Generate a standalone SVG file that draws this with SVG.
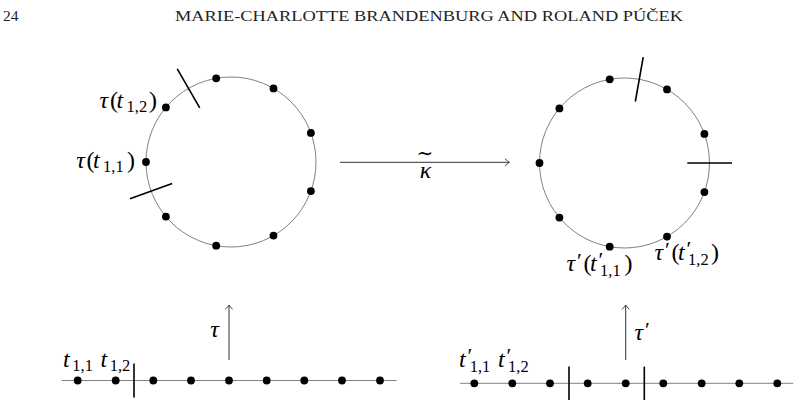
<svg xmlns="http://www.w3.org/2000/svg" width="801" height="407" viewBox="0 0 801 407">
<style>
.bg{fill:#ffffff}
.circ{fill:none;stroke:#808080;stroke-width:1}
.axis{fill:none;stroke:#808080;stroke-width:1}
.dot{fill:#000000}
.tick{stroke:#000000;stroke-width:1.6;fill:none}
.conn{stroke:#333333;stroke-width:1;fill:none}
.hdr{font-family:"Liberation Serif","Times New Roman",serif;font-size:15.5px;fill:#222222}
.m{font-family:"Liberation Serif","DejaVu Serif",serif;font-size:24px;fill:#000000}
.i{font-style:italic}
.s{font-size:16.5px;font-style:normal}
.p{font-size:22px;font-style:normal}
</style>
<defs>
<marker id="arr" markerUnits="userSpaceOnUse" markerWidth="12" markerHeight="12" viewBox="-6 -6 12 12" refX="0" refY="0" orient="auto">
<path d="M-4.4,-3.6 Q-1.3,-0.9 0,0 Q-1.3,0.9 -4.4,3.6" fill="none" stroke="#333333" stroke-width="0.9"/>
</marker>
<circle id="d" r="3.9" class="dot"/>
</defs>
<rect class="bg" x="0" y="0" width="801" height="407"/>
<g id="header">
<text class="hdr" x="3" y="20.7">24</text>
<text class="hdr" x="175" y="20.7" textLength="508" lengthAdjust="spacingAndGlyphs">MARIE-CHARLOTTE BRANDENBURG AND ROLAND PÚČEK</text>
</g>
<g id="circle-left">
<circle class="circ" cx="231" cy="162" r="85"/>
<use href="#d" x="146" y="162"/>
<use href="#d" x="165.9" y="107.4"/>
<use href="#d" x="216.2" y="78.3"/>
<use href="#d" x="273.5" y="88.4"/>
<use href="#d" x="310.9" y="132.9"/>
<use href="#d" x="310.9" y="191.1"/>
<use href="#d" x="273.5" y="235.6"/>
<use href="#d" x="216.2" y="245.7"/>
<use href="#d" x="165.9" y="216.6"/>
<line class="tick" x1="177.25" y1="68.9" x2="199.75" y2="107.9"/>
<line class="tick" x1="130" y1="198.8" x2="172.2" y2="183.4"/>
<text class="m"><tspan class="i" x="99.5" y="108">τ</tspan><tspan x="110" y="108">(</tspan><tspan class="i" x="116.5" y="108">t</tspan><tspan class="s" x="126.5" y="112">1,2</tspan><tspan x="149" y="108">)</tspan></text>
<text class="m"><tspan class="i" x="76.2" y="168">τ</tspan><tspan x="86.5" y="168">(</tspan><tspan class="i" x="93" y="168">t</tspan><tspan class="s" x="103" y="172">1,1</tspan><tspan x="127" y="168">)</tspan></text>
</g>
<g id="circle-right">
<circle class="circ" cx="624.5" cy="163" r="85"/>
<use href="#d" x="539.5" y="163"/>
<use href="#d" x="559.4" y="108.4"/>
<use href="#d" x="609.7" y="79.3"/>
<use href="#d" x="667" y="89.4"/>
<use href="#d" x="704.4" y="133.9"/>
<use href="#d" x="704.4" y="192.1"/>
<use href="#d" x="667" y="236.6"/>
<use href="#d" x="609.7" y="246.7"/>
<use href="#d" x="559.4" y="217.6"/>
<line class="tick" x1="643.2" y1="57.1" x2="635.35" y2="101.5"/>
<line class="tick" x1="687.3" y1="163" x2="732" y2="163"/>
<text class="m"><tspan class="i" x="566.5" y="271">τ</tspan><tspan class="p" x="577" y="268">′</tspan><tspan x="583.5" y="271">(</tspan><tspan class="i" x="590" y="271">t</tspan><tspan class="p" x="598.5" y="267">′</tspan><tspan class="s" x="600" y="276">1,1</tspan><tspan x="624.5" y="271">)</tspan></text>
<text class="m"><tspan class="i" x="654.5" y="260">τ</tspan><tspan class="p" x="665" y="257">′</tspan><tspan x="671.5" y="260">(</tspan><tspan class="i" x="678" y="260">t</tspan><tspan class="p" x="686.5" y="256">′</tspan><tspan class="s" x="688" y="265">1,2</tspan><tspan x="711" y="260">)</tspan></text>
</g>
<g id="line-left">
<line class="axis" x1="61.7" y1="380.5" x2="396.7" y2="380.5"/>
<use href="#d" x="77.7" y="380.5"/>
<use href="#d" x="115.7" y="380.5"/>
<use href="#d" x="153.3" y="380.5"/>
<use href="#d" x="191" y="380.5"/>
<use href="#d" x="229" y="380.5"/>
<use href="#d" x="266.7" y="380.5"/>
<use href="#d" x="304.3" y="380.5"/>
<use href="#d" x="342" y="380.5"/>
<use href="#d" x="380" y="380.5"/>
<line class="tick" x1="134" y1="363.5" x2="134" y2="397.5"/>
<text class="m"><tspan class="i" x="63" y="367">t</tspan><tspan class="s" x="72.3" y="370.5">1,1</tspan></text>
<text class="m"><tspan class="i" x="100.4" y="367">t</tspan><tspan class="s" x="109.7" y="370.5">1,2</tspan></text>
</g>
<g id="line-right">
<line class="axis" x1="460" y1="383.3" x2="793.3" y2="383.3"/>
<use href="#d" x="474.3" y="383.3"/>
<use href="#d" x="512.3" y="383.3"/>
<use href="#d" x="550" y="383.3"/>
<use href="#d" x="587.7" y="383.3"/>
<use href="#d" x="625.7" y="383.3"/>
<use href="#d" x="663.3" y="383.3"/>
<use href="#d" x="701.7" y="383.3"/>
<use href="#d" x="739.3" y="383.3"/>
<use href="#d" x="777.3" y="383.3"/>
<line class="tick" x1="569" y1="366.6" x2="569" y2="400"/>
<line class="tick" x1="644.3" y1="366.6" x2="644.3" y2="400"/>
<text class="m"><tspan class="i" x="459" y="367">t</tspan><tspan class="p" x="467.5" y="363">′</tspan><tspan class="s" x="469.7" y="372">1,1</tspan></text>
<text class="m"><tspan class="i" x="498" y="367">t</tspan><tspan class="p" x="506.5" y="363">′</tspan><tspan class="s" x="508" y="372">1,2</tspan></text>
</g>
<g id="connectors">
<line class="conn" x1="340" y1="162.3" x2="509.3" y2="162.3" marker-end="url(#arr)"/>
<line class="conn" x1="229" y1="360" x2="229" y2="305" marker-end="url(#arr)"/>
<line class="conn" x1="625.7" y1="360" x2="625.7" y2="305" marker-end="url(#arr)"/>
<text class="m" x="425" y="160" text-anchor="middle" style="font-family:'DejaVu Serif',serif;font-size:20px">∼</text>
<text class="m i" x="425.5" y="178.3" text-anchor="middle">κ</text>
<text class="m i" x="210.2" y="337.3">τ</text>
<text class="m"><tspan class="i" x="634.5" y="340">τ</tspan><tspan class="p" x="645" y="337">′</tspan></text>
</g>
</svg>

----------

## TO DO
Output the lines above in full and exactly as given, omitting any pictures.

## EXERCISE RESPONSE
Generate a standalone SVG file that draws this with SVG.
<svg xmlns="http://www.w3.org/2000/svg" width="801" height="407" viewBox="0 0 801 407">
<style>
.bg{fill:#ffffff}
.circ{fill:none;stroke:#808080;stroke-width:1}
.axis{fill:none;stroke:#808080;stroke-width:1}
.dot{fill:#000000}
.tick{stroke:#000000;stroke-width:1.6;fill:none}
.conn{stroke:#333333;stroke-width:1;fill:none}
.hdr{font-family:"Liberation Serif","Times New Roman",serif;font-size:15.5px;fill:#222222}
.m{font-family:"Liberation Serif","DejaVu Serif",serif;font-size:24px;fill:#000000}
.i{font-style:italic}
.s{font-size:16.5px;font-style:normal}
.p{font-size:22px;font-style:normal}
</style>
<defs>
<marker id="arr" markerUnits="userSpaceOnUse" markerWidth="12" markerHeight="12" viewBox="-6 -6 12 12" refX="0" refY="0" orient="auto">
<path d="M-4.4,-3.6 Q-1.3,-0.9 0,0 Q-1.3,0.9 -4.4,3.6" fill="none" stroke="#333333" stroke-width="0.9"/>
</marker>
<circle id="d" r="3.9" class="dot"/>
</defs>
<rect class="bg" x="0" y="0" width="801" height="407"/>
<g id="header">
<text class="hdr" x="3" y="20.7">24</text>
<text class="hdr" x="175" y="20.7" textLength="508" lengthAdjust="spacingAndGlyphs">MARIE-CHARLOTTE BRANDENBURG AND ROLAND PÚČEK</text>
</g>
<g id="circle-left">
<circle class="circ" cx="231" cy="162" r="85"/>
<use href="#d" x="146" y="162"/>
<use href="#d" x="165.9" y="107.4"/>
<use href="#d" x="216.2" y="78.3"/>
<use href="#d" x="273.5" y="88.4"/>
<use href="#d" x="310.9" y="132.9"/>
<use href="#d" x="310.9" y="191.1"/>
<use href="#d" x="273.5" y="235.6"/>
<use href="#d" x="216.2" y="245.7"/>
<use href="#d" x="165.9" y="216.6"/>
<line class="tick" x1="177.25" y1="68.9" x2="199.75" y2="107.9"/>
<line class="tick" x1="130" y1="198.8" x2="172.2" y2="183.4"/>
<text class="m"><tspan class="i" x="99.5" y="108">τ</tspan><tspan x="110" y="108">(</tspan><tspan class="i" x="116.5" y="108">t</tspan><tspan class="s" x="126.5" y="112">1,2</tspan><tspan x="149" y="108">)</tspan></text>
<text class="m"><tspan class="i" x="76.2" y="168">τ</tspan><tspan x="86.5" y="168">(</tspan><tspan class="i" x="93" y="168">t</tspan><tspan class="s" x="103" y="172">1,1</tspan><tspan x="127" y="168">)</tspan></text>
</g>
<g id="circle-right">
<circle class="circ" cx="624.5" cy="163" r="85"/>
<use href="#d" x="539.5" y="163"/>
<use href="#d" x="559.4" y="108.4"/>
<use href="#d" x="609.7" y="79.3"/>
<use href="#d" x="667" y="89.4"/>
<use href="#d" x="704.4" y="133.9"/>
<use href="#d" x="704.4" y="192.1"/>
<use href="#d" x="667" y="236.6"/>
<use href="#d" x="609.7" y="246.7"/>
<use href="#d" x="559.4" y="217.6"/>
<line class="tick" x1="643.2" y1="57.1" x2="635.35" y2="101.5"/>
<line class="tick" x1="687.3" y1="163" x2="732" y2="163"/>
<text class="m"><tspan class="i" x="566.5" y="271">τ</tspan><tspan class="p" x="577" y="268">′</tspan><tspan x="583.5" y="271">(</tspan><tspan class="i" x="590" y="271">t</tspan><tspan class="p" x="598.5" y="267">′</tspan><tspan class="s" x="600" y="276">1,1</tspan><tspan x="624.5" y="271">)</tspan></text>
<text class="m"><tspan class="i" x="654.5" y="260">τ</tspan><tspan class="p" x="665" y="257">′</tspan><tspan x="671.5" y="260">(</tspan><tspan class="i" x="678" y="260">t</tspan><tspan class="p" x="686.5" y="256">′</tspan><tspan class="s" x="688" y="265">1,2</tspan><tspan x="711" y="260">)</tspan></text>
</g>
<g id="line-left">
<line class="axis" x1="61.7" y1="380.5" x2="396.7" y2="380.5"/>
<use href="#d" x="77.7" y="380.5"/>
<use href="#d" x="115.7" y="380.5"/>
<use href="#d" x="153.3" y="380.5"/>
<use href="#d" x="191" y="380.5"/>
<use href="#d" x="229" y="380.5"/>
<use href="#d" x="266.7" y="380.5"/>
<use href="#d" x="304.3" y="380.5"/>
<use href="#d" x="342" y="380.5"/>
<use href="#d" x="380" y="380.5"/>
<line class="tick" x1="134" y1="363.5" x2="134" y2="397.5"/>
<text class="m"><tspan class="i" x="63" y="367">t</tspan><tspan class="s" x="72.3" y="370.5">1,1</tspan></text>
<text class="m"><tspan class="i" x="100.4" y="367">t</tspan><tspan class="s" x="109.7" y="370.5">1,2</tspan></text>
</g>
<g id="line-right">
<line class="axis" x1="460" y1="383.3" x2="793.3" y2="383.3"/>
<use href="#d" x="474.3" y="383.3"/>
<use href="#d" x="512.3" y="383.3"/>
<use href="#d" x="550" y="383.3"/>
<use href="#d" x="587.7" y="383.3"/>
<use href="#d" x="625.7" y="383.3"/>
<use href="#d" x="663.3" y="383.3"/>
<use href="#d" x="701.7" y="383.3"/>
<use href="#d" x="739.3" y="383.3"/>
<use href="#d" x="777.3" y="383.3"/>
<line class="tick" x1="569" y1="366.6" x2="569" y2="400"/>
<line class="tick" x1="644.3" y1="366.6" x2="644.3" y2="400"/>
<text class="m"><tspan class="i" x="459" y="367">t</tspan><tspan class="p" x="467.5" y="363">′</tspan><tspan class="s" x="469.7" y="372">1,1</tspan></text>
<text class="m"><tspan class="i" x="498" y="367">t</tspan><tspan class="p" x="506.5" y="363">′</tspan><tspan class="s" x="508" y="372">1,2</tspan></text>
</g>
<g id="connectors">
<line class="conn" x1="340" y1="162.3" x2="509.3" y2="162.3" marker-end="url(#arr)"/>
<line class="conn" x1="229" y1="360" x2="229" y2="305" marker-end="url(#arr)"/>
<line class="conn" x1="625.7" y1="360" x2="625.7" y2="305" marker-end="url(#arr)"/>
<text class="m" x="425" y="160" text-anchor="middle" style="font-family:'DejaVu Serif',serif;font-size:20px">∼</text>
<text class="m i" x="425.5" y="178.3" text-anchor="middle">κ</text>
<text class="m i" x="210.2" y="337.3">τ</text>
<text class="m"><tspan class="i" x="634.5" y="340">τ</tspan><tspan class="p" x="645" y="337">′</tspan></text>
</g>
</svg>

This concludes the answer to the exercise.